Stanford Daily sues Trump administration, citing threats to free speech
That threat is hampering the paper's ability to cover campus demonstrations and to get protesters to speak on the record, according to a lawsuit filed on Wednesday in the U.S. District Court in Northern California.
Some Stanford Daily writers, who are foreigners in the country on student visas, have even turned down assignments to write about unrest in the Middle East because they're afraid they'll be deported. Writers have also asked the paper to remove previously published stories from its website, citing the same concerns, the lawsuit claims.
'In the United States of America, no one should fear a midnight knock on the door for voicing the wrong opinion,' the newspaper's lawyers wrote in their complaint.
The suit accuses Trump administration officials, specifically Secretary of State Marco Rubio and Homeland Security Secretary Kristin Noem, of placing their statutory authority to deport a foreign visa holder whose beliefs they deem un-American ahead of the constitutional right — guaranteed by the First Amendment— to free speech.

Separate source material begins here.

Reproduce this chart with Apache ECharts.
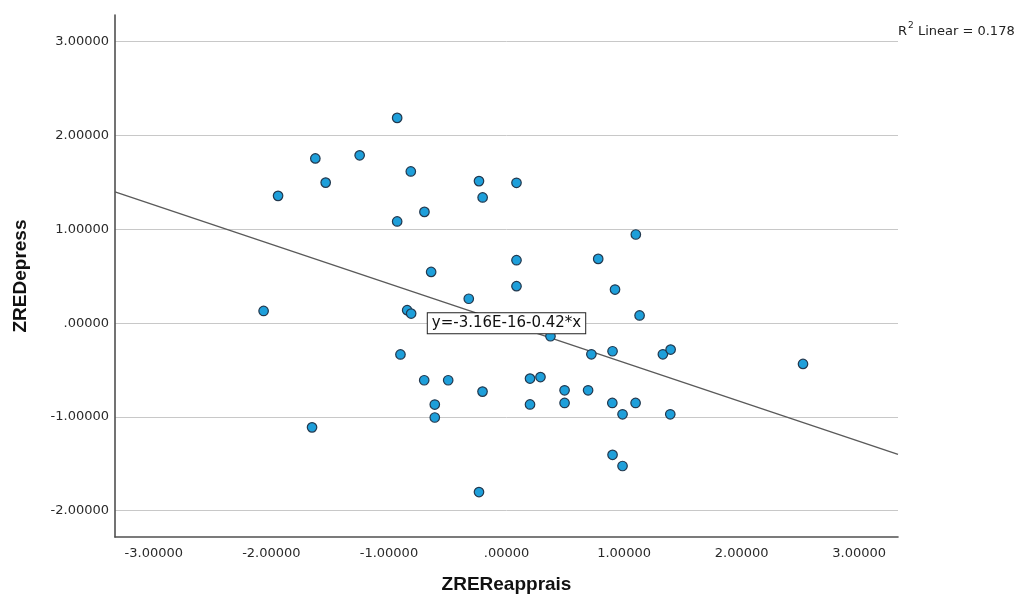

'When a federal statute collides with First Amendment rights,' the newspaper's lawyers wrote, 'the Constitution prevails.'
Tricia McLaughlin, spokesperson for the Department of Homeland Security, scoffed at the lawsuit, calling it, 'baseless.'
'There is no room in the United States for the rest of the world's terrorist sympathizers, and we are under no obligation to admit them or let them stay here,' she said in a statement.
The lawsuit — which was filed by the 133-year old student newspaper, not by the university itself — is the most recent salvo in an increasingly bitter fight between Trump and many of the nation's elite universities. The president has made clear he sees top schools as hotbeds of liberal ideology and breeding grounds for anti-American sentiment.
His weapon of choice is to threaten to withhold billions of dollars in federal research grants from institutions that refuse to adopt policies on issues like diversity, transgender rights and Israel that fall in line with his Make America Great Again ideology.
Critics call Trump's campaign an attack on academic freedom, but fearing massive budget cuts, several Ivy League schools – including the University of Pennsylvania, Columbia and Brown – have recently cut deals with the Trump administration in an attempt to limit the damage.
Stanford announced this week that it will be forced to lay off hundreds of employees as a result of cuts to research funding and changes to federal tax laws.
The Stanford Daily's lawsuit focuses on two unnamed students, John and Jane Doe, who the paper's lawyers say began self-censoring out of a well-founded fear of having their visas revoked and being deported.
Rubio has claimed that the Immigration and Nationality Act of 1952 allows the secretary of state to revoke a noncitizen's legal status if it is decided the person's actions or statements 'compromise a compelling United States foreign policy interest.'
Rubio used that interpretation to justify the March arrest of Mahmoud Khalil, a legal U.S. resident and pro-Palestinian activist at Columbia University who was held in a Louisiana jail before a federal judge ordered his release.
The complaint cites the cases of two other foreign students — one at Columbia and one at Tufts — who were arrested for participating in pro-Palestinian campus demonstrations.
At Stanford, the plaintiff referred to as Jane Doe, was a member of the group Students for Justice in Palestine. She has published online commentary accusing Israel of committing genocide and perpetuating apartheid, according to the lawsuit. She has also used the slogan, 'from the river to the sea, Palestine will be free', which has become a flashpoint in the Israel-Gaza debate.
Referencing the territory between the Jordan River and the Mediterranean Sea — which includes Israel, The West Bank and the Gaza Strip — the slogan is viewed as a call for freedom and self-determination by Palestinians. To many Israelis, it sounds like a call for their total destruction.
As a result, Doe's profile appeared on the Canary Mission, a pro-Israel website that creators say is devoted to outing 'hatred of the USA, Israel and Jews.' Department of Homeland Security officials have acknowledged they consult the website's profiles — most of which are of students and faculty at elite universities — for information on people worthy of investigation.
As a result, since March, Jane Doe has deleted her social media accounts and has 'refrained from publishing and voicing her true opinions regarding Palestine and Israel,' the lawsuit claims.
John Doe has participated in pro-Palestine demonstrations, has accused Israel of genocide and chanted, 'from the river to the sea'. But after the Trump administration started targeting campus demonstrators for deportation, he 'refrained from publishing a study containing criticism of Israel's actions in Gaza,' according to the lawsuit.
Unlike Jane Doe, John has since resumed public criticism of Israel, despite the threat of deportation, according to the lawsuit.